## Given data
● ● ● ● ● ● ●

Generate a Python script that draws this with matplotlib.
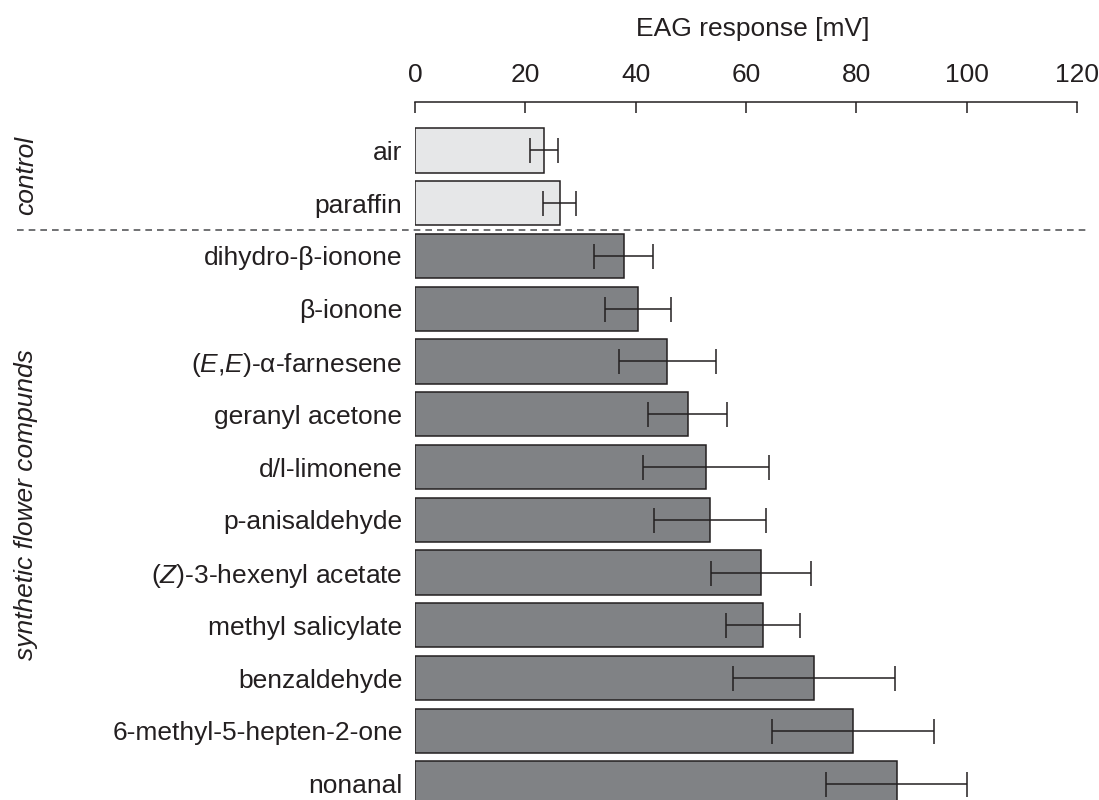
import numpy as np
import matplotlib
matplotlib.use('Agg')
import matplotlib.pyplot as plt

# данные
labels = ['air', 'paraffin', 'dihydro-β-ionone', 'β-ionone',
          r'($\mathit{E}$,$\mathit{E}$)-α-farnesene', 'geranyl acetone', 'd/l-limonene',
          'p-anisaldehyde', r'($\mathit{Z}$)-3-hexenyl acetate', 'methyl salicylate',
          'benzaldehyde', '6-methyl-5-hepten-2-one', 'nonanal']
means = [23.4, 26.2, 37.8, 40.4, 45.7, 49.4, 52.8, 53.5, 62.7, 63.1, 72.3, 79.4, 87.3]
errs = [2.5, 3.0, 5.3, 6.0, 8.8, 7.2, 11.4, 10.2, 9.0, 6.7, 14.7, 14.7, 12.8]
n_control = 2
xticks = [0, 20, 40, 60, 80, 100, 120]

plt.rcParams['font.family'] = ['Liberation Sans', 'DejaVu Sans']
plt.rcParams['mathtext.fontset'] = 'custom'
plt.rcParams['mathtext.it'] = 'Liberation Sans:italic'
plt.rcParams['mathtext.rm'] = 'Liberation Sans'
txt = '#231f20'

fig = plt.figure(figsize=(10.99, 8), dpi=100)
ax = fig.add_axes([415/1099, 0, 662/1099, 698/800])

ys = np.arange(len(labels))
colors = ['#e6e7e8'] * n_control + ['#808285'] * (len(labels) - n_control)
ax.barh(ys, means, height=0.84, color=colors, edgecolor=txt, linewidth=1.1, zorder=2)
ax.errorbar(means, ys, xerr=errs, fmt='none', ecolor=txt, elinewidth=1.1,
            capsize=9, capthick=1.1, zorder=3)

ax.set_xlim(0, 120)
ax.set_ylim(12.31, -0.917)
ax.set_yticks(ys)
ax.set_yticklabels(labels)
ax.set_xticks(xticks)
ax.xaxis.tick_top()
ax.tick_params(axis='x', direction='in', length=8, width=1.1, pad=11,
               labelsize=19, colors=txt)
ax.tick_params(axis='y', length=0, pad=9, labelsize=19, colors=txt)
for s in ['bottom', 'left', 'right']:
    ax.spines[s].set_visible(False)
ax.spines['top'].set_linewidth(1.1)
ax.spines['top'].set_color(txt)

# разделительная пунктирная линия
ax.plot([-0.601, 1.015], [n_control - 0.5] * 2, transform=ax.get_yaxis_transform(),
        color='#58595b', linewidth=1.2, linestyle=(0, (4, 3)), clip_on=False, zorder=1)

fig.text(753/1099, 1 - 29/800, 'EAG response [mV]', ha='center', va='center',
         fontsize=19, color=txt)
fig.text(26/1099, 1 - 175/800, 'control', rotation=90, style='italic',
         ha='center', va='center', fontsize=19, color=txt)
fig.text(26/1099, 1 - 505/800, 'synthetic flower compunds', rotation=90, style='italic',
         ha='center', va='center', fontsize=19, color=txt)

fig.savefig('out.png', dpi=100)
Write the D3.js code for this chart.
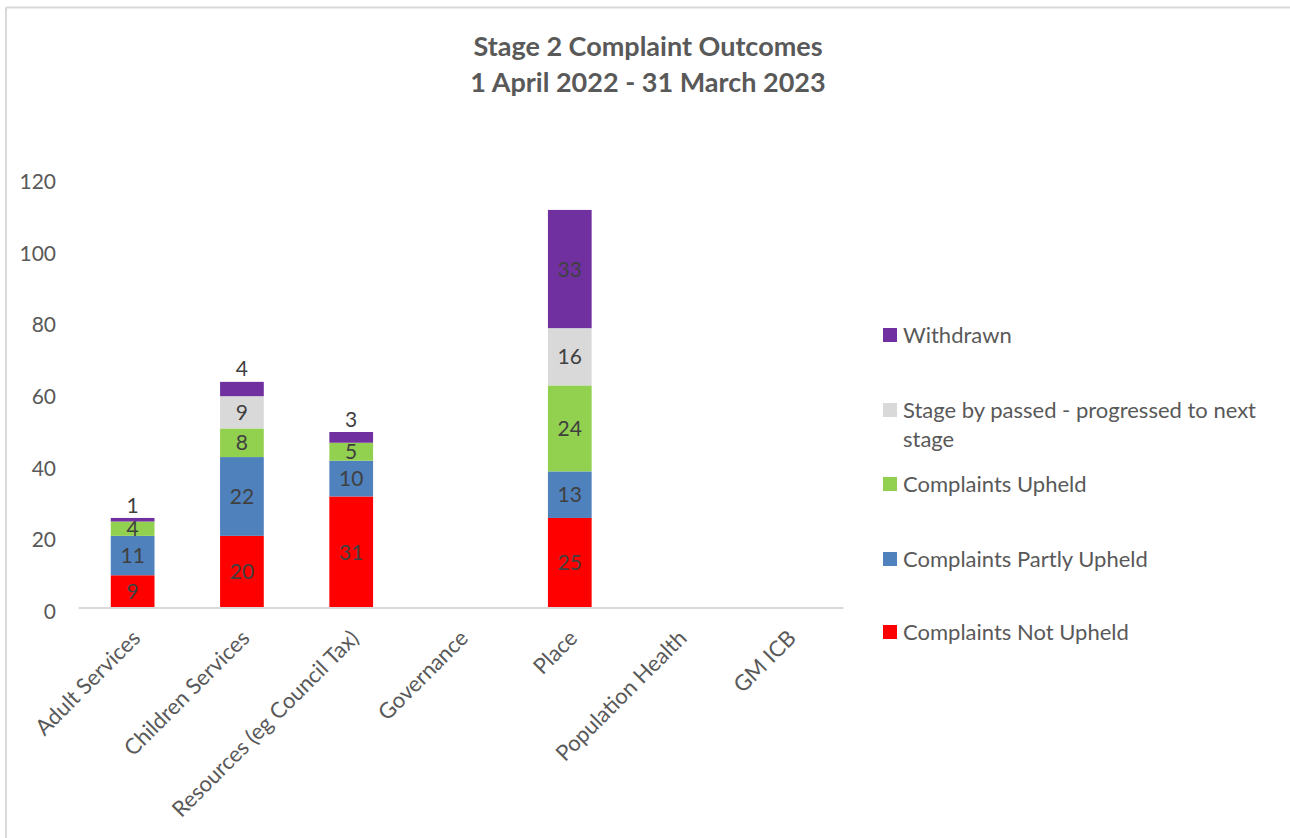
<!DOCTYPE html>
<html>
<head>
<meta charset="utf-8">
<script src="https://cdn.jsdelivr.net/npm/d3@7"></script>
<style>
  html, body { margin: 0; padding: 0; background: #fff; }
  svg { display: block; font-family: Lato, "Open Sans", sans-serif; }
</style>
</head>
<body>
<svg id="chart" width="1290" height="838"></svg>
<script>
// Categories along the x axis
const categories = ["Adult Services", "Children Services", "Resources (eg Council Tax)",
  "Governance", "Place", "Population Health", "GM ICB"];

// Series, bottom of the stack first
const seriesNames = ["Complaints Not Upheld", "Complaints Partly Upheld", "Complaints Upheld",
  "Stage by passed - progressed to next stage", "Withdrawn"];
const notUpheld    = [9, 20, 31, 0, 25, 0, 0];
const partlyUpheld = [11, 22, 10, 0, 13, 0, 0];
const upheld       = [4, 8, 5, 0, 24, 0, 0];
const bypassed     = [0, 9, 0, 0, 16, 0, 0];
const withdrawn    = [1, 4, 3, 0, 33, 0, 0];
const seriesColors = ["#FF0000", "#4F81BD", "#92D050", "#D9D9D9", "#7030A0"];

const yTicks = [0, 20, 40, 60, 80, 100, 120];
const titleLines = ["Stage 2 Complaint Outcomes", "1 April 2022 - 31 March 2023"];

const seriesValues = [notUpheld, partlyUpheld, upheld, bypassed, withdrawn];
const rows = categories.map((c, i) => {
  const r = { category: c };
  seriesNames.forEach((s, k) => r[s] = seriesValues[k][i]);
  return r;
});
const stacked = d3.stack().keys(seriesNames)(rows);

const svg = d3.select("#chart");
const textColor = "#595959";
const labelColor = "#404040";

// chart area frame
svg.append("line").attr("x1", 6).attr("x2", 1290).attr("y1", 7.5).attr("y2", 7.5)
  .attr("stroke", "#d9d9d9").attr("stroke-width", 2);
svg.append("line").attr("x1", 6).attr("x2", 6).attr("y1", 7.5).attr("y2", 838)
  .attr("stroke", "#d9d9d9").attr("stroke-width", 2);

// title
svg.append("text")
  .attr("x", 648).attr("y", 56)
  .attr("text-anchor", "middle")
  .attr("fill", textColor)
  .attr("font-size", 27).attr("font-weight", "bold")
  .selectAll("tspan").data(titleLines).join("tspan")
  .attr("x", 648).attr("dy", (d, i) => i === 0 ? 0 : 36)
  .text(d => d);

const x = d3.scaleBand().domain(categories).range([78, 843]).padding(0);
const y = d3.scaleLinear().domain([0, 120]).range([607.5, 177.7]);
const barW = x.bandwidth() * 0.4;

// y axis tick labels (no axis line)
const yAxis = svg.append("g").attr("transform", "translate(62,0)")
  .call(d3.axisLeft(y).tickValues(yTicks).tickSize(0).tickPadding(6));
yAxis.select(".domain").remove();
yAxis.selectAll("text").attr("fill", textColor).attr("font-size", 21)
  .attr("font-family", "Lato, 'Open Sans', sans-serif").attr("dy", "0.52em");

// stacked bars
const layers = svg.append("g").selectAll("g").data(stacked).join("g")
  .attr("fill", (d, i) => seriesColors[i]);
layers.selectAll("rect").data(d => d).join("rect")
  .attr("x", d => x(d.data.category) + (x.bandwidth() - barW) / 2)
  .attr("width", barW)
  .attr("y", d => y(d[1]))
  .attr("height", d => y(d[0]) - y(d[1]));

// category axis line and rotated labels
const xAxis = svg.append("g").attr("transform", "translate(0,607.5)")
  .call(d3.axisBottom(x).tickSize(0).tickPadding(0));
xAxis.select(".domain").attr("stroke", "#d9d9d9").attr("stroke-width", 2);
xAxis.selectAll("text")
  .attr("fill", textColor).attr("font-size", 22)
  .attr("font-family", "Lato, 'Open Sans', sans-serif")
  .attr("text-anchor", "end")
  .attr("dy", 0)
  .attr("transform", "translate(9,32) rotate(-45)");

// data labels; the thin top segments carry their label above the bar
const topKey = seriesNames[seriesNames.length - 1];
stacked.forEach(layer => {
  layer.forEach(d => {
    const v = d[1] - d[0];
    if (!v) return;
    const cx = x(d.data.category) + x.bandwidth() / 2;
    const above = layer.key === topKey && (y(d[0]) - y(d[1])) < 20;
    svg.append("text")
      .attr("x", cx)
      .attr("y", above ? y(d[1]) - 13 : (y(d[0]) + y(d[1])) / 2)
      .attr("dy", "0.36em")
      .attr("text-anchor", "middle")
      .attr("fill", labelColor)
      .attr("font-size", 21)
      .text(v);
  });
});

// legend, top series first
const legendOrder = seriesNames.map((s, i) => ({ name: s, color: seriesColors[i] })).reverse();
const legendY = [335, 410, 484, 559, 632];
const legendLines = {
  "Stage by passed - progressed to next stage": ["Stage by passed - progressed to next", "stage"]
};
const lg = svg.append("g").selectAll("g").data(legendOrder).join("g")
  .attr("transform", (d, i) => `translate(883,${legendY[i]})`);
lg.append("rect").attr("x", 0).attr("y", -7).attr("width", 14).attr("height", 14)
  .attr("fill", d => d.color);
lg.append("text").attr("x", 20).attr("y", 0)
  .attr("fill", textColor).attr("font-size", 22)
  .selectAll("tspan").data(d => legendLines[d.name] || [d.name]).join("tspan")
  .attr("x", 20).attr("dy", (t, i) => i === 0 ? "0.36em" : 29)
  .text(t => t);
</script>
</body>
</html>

● ● ● ● ● ● ●

## Short problem
From the first line above to the line containing "import matplotlib.pyplot as plt", repeat each line exactly. Pictures stay out.

## Result of this task
Generate a Python script that draws this with matplotlib.
import numpy as np
import matplotlib
matplotlib.use('Agg')
import matplotlib.pyplot as plt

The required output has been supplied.